Well, easier said that done.
The buzzing in my ears seemed too loud.
It was 11:57am.
Screw it – close enough to noon.
As I walked through the 5th Avenue crowds, a sudden drop in blood sugar had me looking for the closest bench. This happens when too much coffee, speed walking, and no sleep meet at the intersections of 59th and 5th. So I flopped into a chair and leaned on a metal table outside of FAO Schwartz and the Apple Store. Only a few days ago I’d been dining across the street at the Plaza…
I bit greedily into an apple.
The table was cold and felt marvelous. I bent over, resting my chin on my forearm, as heavy eyes were getting heavier. And then somewhere between thinking about the Plaza brunch and biting that apple, I passed out Snow-White-style on the metal table.
And then I woke up.
A noise had suddenly catapulted me from a confusing dream to the streets of Manhattan. I jolted upright with an
embarrassing, twitchy jump.
Maybe no one saw?
An old French couple starred at me as though I had two heads.
Yeah. People saw.
They were sitting at my table, eyes narrowed and mouths slightly ajar.
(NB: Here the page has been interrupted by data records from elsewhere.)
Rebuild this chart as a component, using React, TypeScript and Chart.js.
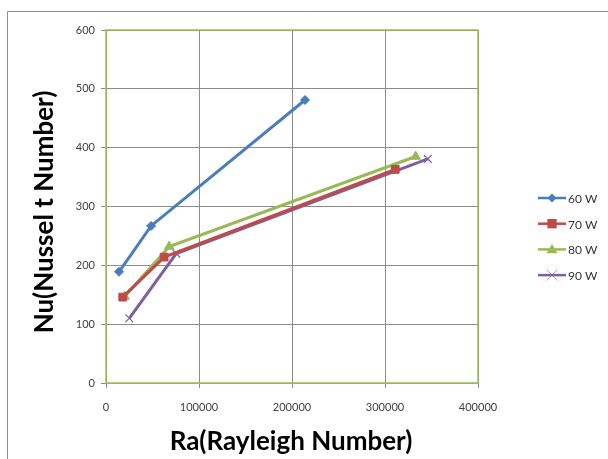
import React, { useEffect, useRef } from "react";
import { Chart, registerables } from "chart.js";

Chart.register(...registerables);

const seriesLabels = ["60 W", "70 W", "80 W", "90 W"];
const raValues = [
  [14000, 48500, 214000],
  [18000, 62500, 311000],
  [20000, 68000, 333000],
  [25000, 75500, 346000],
];
const nuValues = [
  [189, 267, 481],
  [146, 214, 363],
  [147, 232, 385],
  [110, 220, 381],
];
const seriesColors = ["#4A7EBB", "#BE4B48", "#98B954", "#7D60A0"];
const seriesMarkers = ["rectRot", "rect", "triangle", "crossRot"];
const markerSizes = [4.5, 5.5, 5.5, 5.5];
const xTicks = [0, 100000, 200000, 300000, 400000];
const yTicks = [0, 100, 200, 300, 400, 500, 600];
const xTitle = "Ra(Rayleigh Number)";
const yTitle = "Nu(Nussel t Number)";

const FONT = "Lato, 'Open Sans', sans-serif";

function drawMarker(ctx: any, style: string, x: number, y: number, r: number, color: string) {
  ctx.save();
  ctx.fillStyle = color;
  ctx.strokeStyle = color;
  ctx.beginPath();
  if (style === "rectRot") {
    ctx.moveTo(x, y - r);
    ctx.lineTo(x + r, y);
    ctx.lineTo(x, y + r);
    ctx.lineTo(x - r, y);
    ctx.closePath();
    ctx.fill();
  } else if (style === "rect") {
    const s = r * 0.85;
    ctx.rect(x - s, y - s, 2 * s, 2 * s);
    ctx.fill();
  } else if (style === "triangle") {
    ctx.moveTo(x, y - r);
    ctx.lineTo(x + r, y + r * 0.7);
    ctx.lineTo(x - r, y + r * 0.7);
    ctx.closePath();
    ctx.fill();
  } else {
    ctx.lineWidth = 1;
    ctx.globalAlpha = 0.6;
    ctx.moveTo(x - r, y - r);
    ctx.lineTo(x + r, y + r);
    ctx.moveTo(x + r, y - r);
    ctx.lineTo(x - r, y + r);
    ctx.stroke();
  }
  ctx.restore();
}

const decorPlugin = {
  id: "decor",
  beforeDraw(chart: any) {
    const ctx = chart.ctx;
    ctx.save();
    ctx.fillStyle = "#ffffff";
    ctx.fillRect(0, 0, chart.width, chart.height);
    ctx.strokeStyle = "#8c8c8c";
    ctx.lineWidth = 1;
    ctx.beginPath();
    ctx.moveTo(7.5, chart.height);
    ctx.lineTo(7.5, 11.5);
    ctx.lineTo(chart.width, 11.5);
    ctx.stroke();
    ctx.restore();
  },
  afterDraw(chart: any) {
    const ctx = chart.ctx;
    const a = chart.chartArea;
    ctx.save();
    ctx.strokeStyle = "#9BBB59";
    ctx.lineWidth = 1.5;
    ctx.strokeRect(a.left, a.top, a.right - a.left, a.bottom - a.top);
    ctx.fillStyle = "#000000";
    ctx.font = `bold 26px ${FONT}`;
    ctx.textAlign = "center";
    ctx.textBaseline = "middle";
    ctx.fillText(xTitle, 291, 442);
    ctx.translate(45, 212);
    ctx.rotate(-Math.PI / 2);
    ctx.fillText(yTitle, 0, 0);
    ctx.restore();
    ctx.save();
    chart.data.datasets.forEach((ds: any, i: number) => {
      const y = 198 + i * 25.7;
      ctx.strokeStyle = ds.borderColor;
      ctx.lineWidth = 2.5;
      ctx.beginPath();
      ctx.moveTo(538, y);
      ctx.lineTo(566, y);
      ctx.stroke();
      drawMarker(ctx, ds.pointStyle, 552, y, ds.pointRadius, ds.borderColor);
      ctx.fillStyle = "#333333";
      ctx.font = `12px ${FONT}`;
      ctx.textAlign = "left";
      ctx.textBaseline = "middle";
      ctx.fillText(ds.label, 568, y + 1);
    });
    ctx.restore();
  },
};

export default function App() {
  const ref = useRef<HTMLCanvasElement | null>(null);
  useEffect(() => {
    document.body.style.margin = "0";
    const canvas = ref.current!;
    const datasets = seriesLabels.map((label, i) => ({
      label,
      data: raValues[i].map((x, j) => ({ x, y: nuValues[i][j] })),
      borderColor: seriesColors[i],
      backgroundColor: seriesColors[i],
      pointStyle: seriesMarkers[i],
      pointRadius: markerSizes[i],
      pointBorderWidth: seriesMarkers[i] === "crossRot" ? 1.2 : 1,
      borderWidth: 3,
      showLine: true,
      tension: 0,
    }));
    const chart = new Chart(canvas, {
      type: "scatter",
      data: { datasets: datasets as any },
      options: {
        animation: false,
        responsive: false,
        devicePixelRatio: 1,
        layout: { padding: { left: 0, top: 30, right: 130, bottom: 0 } },
        plugins: { legend: { display: false }, tooltip: { enabled: false } },
        scales: {
          x: {
            type: "linear",
            min: 0,
            max: 400000,
            afterFit(scale: any) {
              scale.height = 76;
            },
            afterBuildTicks(scale: any) {
              scale.ticks = xTicks.map((v) => ({ value: v }));
            },
            ticks: {
              color: "#404040",
              font: { family: FONT, size: 11 },
              padding: 13,
              maxRotation: 0,
              autoSkip: false,
              callback: (v: any) => String(v),
            },
            grid: { color: "#8c8c8c", lineWidth: 1, tickLength: 5, tickColor: "#8c8c8c" },
            border: { color: "#9BBB59" },
          },
          y: {
            type: "linear",
            min: 0,
            max: 600,
            afterFit(scale: any) {
              scale.width = 106;
            },
            afterBuildTicks(scale: any) {
              scale.ticks = yTicks.map((v) => ({ value: v }));
            },
            ticks: {
              color: "#404040",
              font: { family: FONT, size: 11 },
              padding: 6,
              autoSkip: false,
              callback: (v: any) => String(v),
            },
            grid: { color: "#8c8c8c", lineWidth: 1, tickLength: 5, tickColor: "#8c8c8c" },
            border: { color: "#9BBB59" },
          },
        },
      },
      plugins: [decorPlugin],
    });
    return () => chart.destroy();
  }, []);
  return (
    <div style={{ position: "absolute", left: 0, top: 0, width: 608, height: 459 }}>
      <canvas ref={ref} width={608} height={459} style={{ width: 608, height: 459 }} />
    </div>
  );
}
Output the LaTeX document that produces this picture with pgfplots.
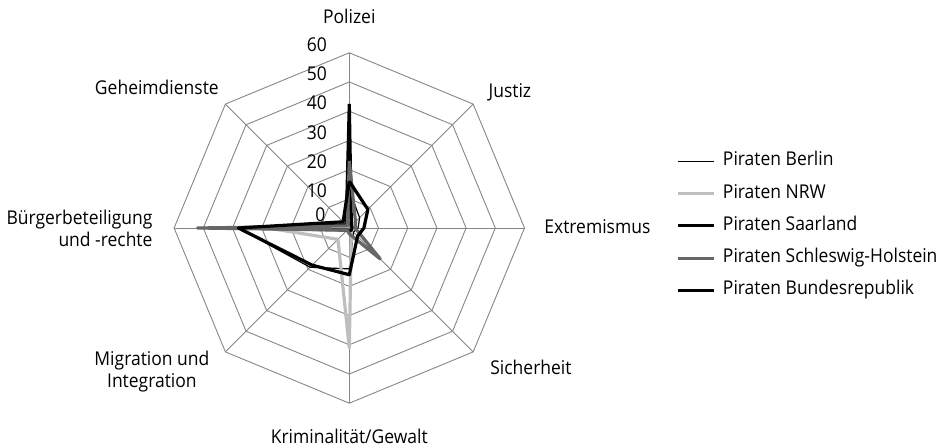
\documentclass[border=0pt]{standalone}
\usepackage{fontspec}
\setmainfont{Open Sans}[FakeStretch=0.92]
\usepackage{pgfplots}
\pgfplotsset{compat=1.18}
\definecolor{gridc}{HTML}{868686}
\definecolor{nrwc}{HTML}{BEBEBE}
\definecolor{shc}{HTML}{666666}
\begin{document}
\begin{tikzpicture}[x=1pt,y=1pt]
\path[use as bounding box] (0,0) rectangle (944,446);
\begin{axis}[
  at={(349.3pt,218pt)}, anchor=center,
  x=2.92pt, y=2.92pt,
  xmin=-60, xmax=60, ymin=-60, ymax=60,
  hide axis, clip=false, enlargelimits=false,
  font=\fontsize{19}{22}\selectfont,
  legend cell align=left,
  legend image code/.code={\draw[#1] (0pt,0pt) -- (36pt,0pt);},
  legend style={at={(1.434,0.506)}, anchor=west, draw=none, fill=none,
    inner sep=0pt, row sep=14.3pt, column sep=7pt,
    font=\fontsize{19}{22}\selectfont,
    nodes={inner sep=0pt, text height=13.5pt, text depth=4.5pt}},
]
% grid rings
\pgfplotsinvokeforeach{10,20,30,40,50,60}{
  \addplot[gridc, line width=0.9pt, forget plot, data cs=polar]
    coordinates {(90,#1) (45,#1) (0,#1) (-45,#1) (-90,#1) (-135,#1) (180,#1) (135,#1) (90,#1)};
}
% spokes
\pgfplotsinvokeforeach{90,45,0,-45,-90,-135,180,135}{
  \addplot[gridc, line width=0.9pt, forget plot, data cs=polar]
    coordinates {(#1,0) (#1,60)};
}
% series: Polizei, Justiz, Extremismus, Sicherheit, Kriminalitaet, Migration, Buerger, Geheimdienste
\addplot[black, line width=1.2pt, line join=round, data cs=polar]
  coordinates {(90,13) (45,5) (0,3) (-45,2) (-90,14) (-135,19) (180,38) (135,2) (90,13)};
\addlegendentry{Piraten Berlin}
\addplot[nrwc, line width=3.2pt, line join=round, data cs=polar]
  coordinates {(90,3) (45,2) (0,1) (-45,1) (-90,41) (-135,5.5) (180,28) (135,2) (90,3)};
\addlegendentry{Piraten NRW}
\addplot[black, line width=3.2pt, line join=round, data cs=polar]
  coordinates {(90,42.5) (45,1) (0,1) (-45,1) (-90,1) (-135,1) (180,38) (135,1.5) (90,42.5)};
\addlegendentry{Piraten Saarland}
\addplot[shc, line width=3.2pt, line join=round, data cs=polar]
  coordinates {(90,23) (45,3) (0,2) (-45,15) (-90,2) (-135,1) (180,52) (135,1) (90,23)};
\addlegendentry{Piraten Schleswig-Holstein}
\addplot[black, line width=3.2pt, line join=round, data cs=polar]
  coordinates {(90,16) (45,9) (0,5) (-45,4) (-90,16) (-135,18) (180,38) (135,3) (90,16)};
\addlegendentry{Piraten Bundesrepublik}
% value labels
\node[anchor=east] at (axis cs:-7,4.5) {0};
\pgfplotsinvokeforeach{10,20,30,40,50,60}{
  \node[anchor=east] at (axis cs:-6.5,#1+2.8) {#1};
}
% category labels
\node at (axis cs:0,72.3) {Polizei};
\node at (axis cs:55,46.6) {Justiz};
\node[anchor=west] at (axis cs:65.6,0.3) {Extremismus};
\node[anchor=west] at (axis cs:47.1,-47.6) {Sicherheit};
\node at (axis cs:0,-71.2) {Kriminalität/Gewalt};
\node[align=center] at (axis cs:-67.6,-49.3) {Migration und\\Integration};
\node[anchor=east, align=right] at (axis cs:-66.2,0) {Bürgerbeteiligung\\und -rechte};
\node at (axis cs:-65.9,48.3) {Geheimdienste};
\end{axis}
\end{tikzpicture}
\end{document}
I heard the woman say something about “Ah-mar-e-cans,” though I couldn’t guarantee it was derogatory. (Then again, if I could speak another language, I would have said something to my husband about the strange narcoleptic 20-something at our lunch table.)
About 30 minutes had gone by since my tumble into dream world, and something most unfortunate seems to have happened:
I’d fallen asleep, sprawled across a table on 5th Avenue.
With a bitten apple still in my hand.
But even more unfortunately…
…I seemed to have been drooling.
Then, to the amusement of my onlookers,
I began to giggle like a true crazy person.
And I finished my apple.
And I went back to work.
My new French friends
(Editor's Note: 1. Don't worry, it was the middle of day 2. All projects were completed at the office and 3. I promised myself I'd get in bed before 2am. So goodnight peps.)